Assertion (A): The ionic radii of \( Na^+ \) and \( F^- \) are the same. 
Reason (R): Both \( Na^+ \) and \( F^- \) are isoelectronic species. 

• (A) and (R) are correct. (R) is the correct explanation of (A)
• (A) and (R) are correct, but (R) is not the correct explanation of (A)
• (A) is correct but (R) is not correct
• (A) is not correct but (R) is correct

Hint:

Isoelectronic species have the same number of electrons but different sizes due to varying nuclear charges. Cations (\( Na^+ \)) are smaller than their neutral atoms, while anions (\( F^- \)) are larger.

Answer 1

The Correct Option is D

Step 1: Understanding Isoelectronic Species 
Isoelectronic species have the same number of electrons but different nuclear charges. Both \( Na^+ \) (11 protons, 10 electrons) and \( F^- \) (9 protons, 10 electrons) are isoelectronic. Thus, Reason (R) is correct. 
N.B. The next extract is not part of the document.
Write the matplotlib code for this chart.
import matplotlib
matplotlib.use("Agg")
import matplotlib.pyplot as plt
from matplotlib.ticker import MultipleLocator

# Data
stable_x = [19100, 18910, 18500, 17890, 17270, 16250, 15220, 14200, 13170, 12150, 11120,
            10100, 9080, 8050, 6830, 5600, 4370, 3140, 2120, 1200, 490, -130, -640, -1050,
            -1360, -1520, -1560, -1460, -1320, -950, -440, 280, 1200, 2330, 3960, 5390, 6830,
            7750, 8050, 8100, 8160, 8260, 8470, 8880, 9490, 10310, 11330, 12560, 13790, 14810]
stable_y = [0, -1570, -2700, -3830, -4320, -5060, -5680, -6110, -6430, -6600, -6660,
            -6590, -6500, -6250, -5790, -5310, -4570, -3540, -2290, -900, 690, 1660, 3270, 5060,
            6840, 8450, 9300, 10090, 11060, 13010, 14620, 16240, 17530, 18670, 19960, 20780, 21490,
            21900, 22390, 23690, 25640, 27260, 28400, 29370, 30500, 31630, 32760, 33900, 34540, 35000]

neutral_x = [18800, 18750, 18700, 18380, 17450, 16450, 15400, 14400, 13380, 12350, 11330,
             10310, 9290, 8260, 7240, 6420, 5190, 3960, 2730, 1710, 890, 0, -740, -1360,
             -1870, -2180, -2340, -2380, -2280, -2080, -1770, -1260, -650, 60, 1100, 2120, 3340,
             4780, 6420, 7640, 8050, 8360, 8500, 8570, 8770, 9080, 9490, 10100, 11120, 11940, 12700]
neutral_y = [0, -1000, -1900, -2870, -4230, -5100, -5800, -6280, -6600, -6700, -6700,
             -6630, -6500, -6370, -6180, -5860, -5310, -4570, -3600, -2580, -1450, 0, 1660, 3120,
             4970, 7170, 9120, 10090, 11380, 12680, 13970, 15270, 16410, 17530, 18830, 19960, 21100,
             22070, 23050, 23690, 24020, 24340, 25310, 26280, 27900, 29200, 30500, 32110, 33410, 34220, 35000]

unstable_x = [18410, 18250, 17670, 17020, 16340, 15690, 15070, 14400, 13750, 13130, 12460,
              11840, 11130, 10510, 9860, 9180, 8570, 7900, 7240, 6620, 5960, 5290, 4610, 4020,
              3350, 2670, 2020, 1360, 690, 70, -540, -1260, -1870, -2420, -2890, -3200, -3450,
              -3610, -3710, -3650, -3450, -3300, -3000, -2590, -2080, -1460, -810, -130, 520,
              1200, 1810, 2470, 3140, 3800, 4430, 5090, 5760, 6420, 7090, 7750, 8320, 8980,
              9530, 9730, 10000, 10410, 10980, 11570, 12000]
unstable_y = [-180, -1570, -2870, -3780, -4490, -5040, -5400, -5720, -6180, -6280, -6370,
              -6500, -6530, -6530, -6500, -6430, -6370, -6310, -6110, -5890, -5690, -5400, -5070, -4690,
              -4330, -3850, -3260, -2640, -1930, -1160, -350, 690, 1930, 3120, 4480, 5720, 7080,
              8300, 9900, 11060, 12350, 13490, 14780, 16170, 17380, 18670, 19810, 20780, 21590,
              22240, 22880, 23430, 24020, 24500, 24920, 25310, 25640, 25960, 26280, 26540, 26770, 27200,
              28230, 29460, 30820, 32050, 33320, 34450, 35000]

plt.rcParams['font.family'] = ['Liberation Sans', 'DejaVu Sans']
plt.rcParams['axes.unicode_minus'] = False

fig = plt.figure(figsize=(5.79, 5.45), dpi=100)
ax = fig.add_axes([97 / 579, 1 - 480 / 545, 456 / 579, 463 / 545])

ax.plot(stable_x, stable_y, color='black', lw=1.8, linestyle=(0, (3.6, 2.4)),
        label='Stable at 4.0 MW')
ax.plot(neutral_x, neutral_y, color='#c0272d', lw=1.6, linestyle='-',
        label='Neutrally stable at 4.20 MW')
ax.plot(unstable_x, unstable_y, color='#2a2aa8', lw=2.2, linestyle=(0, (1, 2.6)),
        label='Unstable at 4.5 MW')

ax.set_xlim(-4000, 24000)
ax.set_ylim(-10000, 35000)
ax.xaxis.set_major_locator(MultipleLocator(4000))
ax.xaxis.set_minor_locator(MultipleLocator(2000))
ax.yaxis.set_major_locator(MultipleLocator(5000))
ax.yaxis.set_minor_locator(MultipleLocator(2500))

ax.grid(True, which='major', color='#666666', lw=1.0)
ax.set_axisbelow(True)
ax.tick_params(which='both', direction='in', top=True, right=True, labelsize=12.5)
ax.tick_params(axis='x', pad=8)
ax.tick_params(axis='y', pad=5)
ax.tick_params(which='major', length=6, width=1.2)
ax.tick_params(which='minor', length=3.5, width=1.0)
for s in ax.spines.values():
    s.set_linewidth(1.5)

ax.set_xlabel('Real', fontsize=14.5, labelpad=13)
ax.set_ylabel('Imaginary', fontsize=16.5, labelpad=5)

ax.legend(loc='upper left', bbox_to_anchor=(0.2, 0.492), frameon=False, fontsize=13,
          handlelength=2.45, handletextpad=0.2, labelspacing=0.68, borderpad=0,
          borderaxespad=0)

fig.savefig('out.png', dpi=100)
Step 2: Comparing Ionic Radii of \( Na^+ \) and \( F^- \) 
- \( Na^+ \) is a cation formed by losing one electron, reducing electron-electron repulsion and making it smaller than its parent atom.
- \( F^- \) is an anion formed by gaining one electron, increasing electron-electron repulsion and making it larger than its parent atom.
Since \( Na^+ \) has a smaller radius than \( F^- \), the assertion that their radii are the same is incorrect.
Step 3: Verify the Correct Answer 
Since (A) is incorrect but (R) is correct, the correct answer is Option (4).